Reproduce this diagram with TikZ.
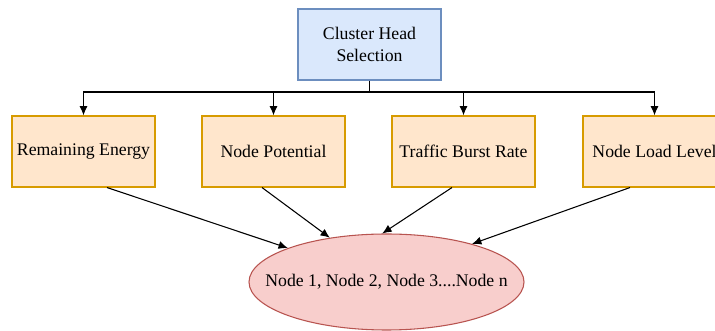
\documentclass[tikz,border=0pt]{standalone}
\usepackage{fontspec}
\setmainfont{Liberation Serif}
\usepackage{tikz}
\usetikzlibrary{arrows, arrows.meta, shapes, shapes.geometric, calc}
\definecolor{headfill}{HTML}{DAE8FC}
\definecolor{headdraw}{HTML}{6C8EBF}
\definecolor{paramfill}{HTML}{FFE6CC}
\definecolor{paramdraw}{HTML}{D79B00}
\definecolor{nodefill}{HTML}{F8CECC}
\definecolor{nodedraw}{HTML}{B85450}
\tikzset{
	box/.style={rectangle, draw, line width=0.8pt, minimum width=107.25pt, minimum height=53.25pt, inner sep=0pt, align=center},
	head/.style={box, fill=headfill, draw=headdraw},
	param/.style={box, fill=paramfill, draw=paramdraw},
	sink/.style={ellipse, draw=nodedraw, fill=nodefill, line width=0.8pt, minimum width=206.25pt, minimum height=72pt, inner sep=0pt},
	line/.style={draw, line width=0.8pt, -{Latex[length=7pt,width=6pt]}}
}
\begin{document}
\begin{tikzpicture}[x=0.75pt,y=-0.75pt,font=\fontsize{13.3pt}{17pt}\selectfont]
			\path[use as bounding box, clip] (0,0) rectangle (715,331);
			% Head
			\node[head] (CH) at (369.5,44.5) {Cluster Head\\Selection};
			\coordinate (split) at (369.5,92);
			
			% Parameters
			\node[param] (P-1) at (83.5,151.5) {Remaining Energy};
			\node[param] (P-2) at (273.5,151.5) {Node Potential};
			\node[param] (P-3) at (463.5,151.5) {Traffic Burst Rate};
			\node[param] (P-4) at (654.5,151.5) {Node Load Level};
			
			% Nodes
			\node[sink] (N) at (386.5,282) {\makebox[0pt]{Node 1, Node 2, Node 3....Node n}};
			
			% Connections
			\draw[line width=1.1pt] (CH.south) -- (split);
			\foreach \i in {1,...,4}
			\draw[line] (split) -| (P-\i.north);
			\draw[line] ($(P-1.south)+(23.5,0)$) -- (N.161);
			\draw[line] ($(P-2.south)+(-11.5,0)$) -- (N.142);
			\draw[line] ($(P-3.south)+(-11.5,0)$) -- (N.95);
			\draw[line] ($(P-4.south)+(-24.5,0)$) -- (N.24);
		\end{tikzpicture}
\end{document}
-=-=-=-=-
What is needed ▸ Would you return the data exactly as written, without the pictures?

Task answer ▸
Reproduce this diagram with TikZ.
\documentclass[tikz,border=0pt]{standalone}
\usepackage{fontspec}
\setmainfont{Liberation Serif}
\usepackage{tikz}
\usetikzlibrary{arrows, arrows.meta, shapes, shapes.geometric, calc}
\definecolor{headfill}{HTML}{DAE8FC}
\definecolor{headdraw}{HTML}{6C8EBF}
\definecolor{paramfill}{HTML}{FFE6CC}
\definecolor{paramdraw}{HTML}{D79B00}
\definecolor{nodefill}{HTML}{F8CECC}
\definecolor{nodedraw}{HTML}{B85450}
\tikzset{
	box/.style={rectangle, draw, line width=0.8pt, minimum width=107.25pt, minimum height=53.25pt, inner sep=0pt, align=center},
	head/.style={box, fill=headfill, draw=headdraw},
	param/.style={box, fill=paramfill, draw=paramdraw},
	sink/.style={ellipse, draw=nodedraw, fill=nodefill, line width=0.8pt, minimum width=206.25pt, minimum height=72pt, inner sep=0pt},
	line/.style={draw, line width=0.8pt, -{Latex[length=7pt,width=6pt]}}
}
\begin{document}
\begin{tikzpicture}[x=0.75pt,y=-0.75pt,font=\fontsize{13.3pt}{17pt}\selectfont]
			\path[use as bounding box, clip] (0,0) rectangle (715,331);
			% Head
			\node[head] (CH) at (369.5,44.5) {Cluster Head\\Selection};
			\coordinate (split) at (369.5,92);
			
			% Parameters
			\node[param] (P-1) at (83.5,151.5) {Remaining Energy};
			\node[param] (P-2) at (273.5,151.5) {Node Potential};
			\node[param] (P-3) at (463.5,151.5) {Traffic Burst Rate};
			\node[param] (P-4) at (654.5,151.5) {Node Load Level};
			
			% Nodes
			\node[sink] (N) at (386.5,282) {\makebox[0pt]{Node 1, Node 2, Node 3....Node n}};
			
			% Connections
			\draw[line width=1.1pt] (CH.south) -- (split);
			\foreach \i in {1,...,4}
			\draw[line] (split) -| (P-\i.north);
			\draw[line] ($(P-1.south)+(23.5,0)$) -- (N.161);
			\draw[line] ($(P-2.south)+(-11.5,0)$) -- (N.142);
			\draw[line] ($(P-3.south)+(-11.5,0)$) -- (N.95);
			\draw[line] ($(P-4.south)+(-24.5,0)$) -- (N.24);
		\end{tikzpicture}
\end{document}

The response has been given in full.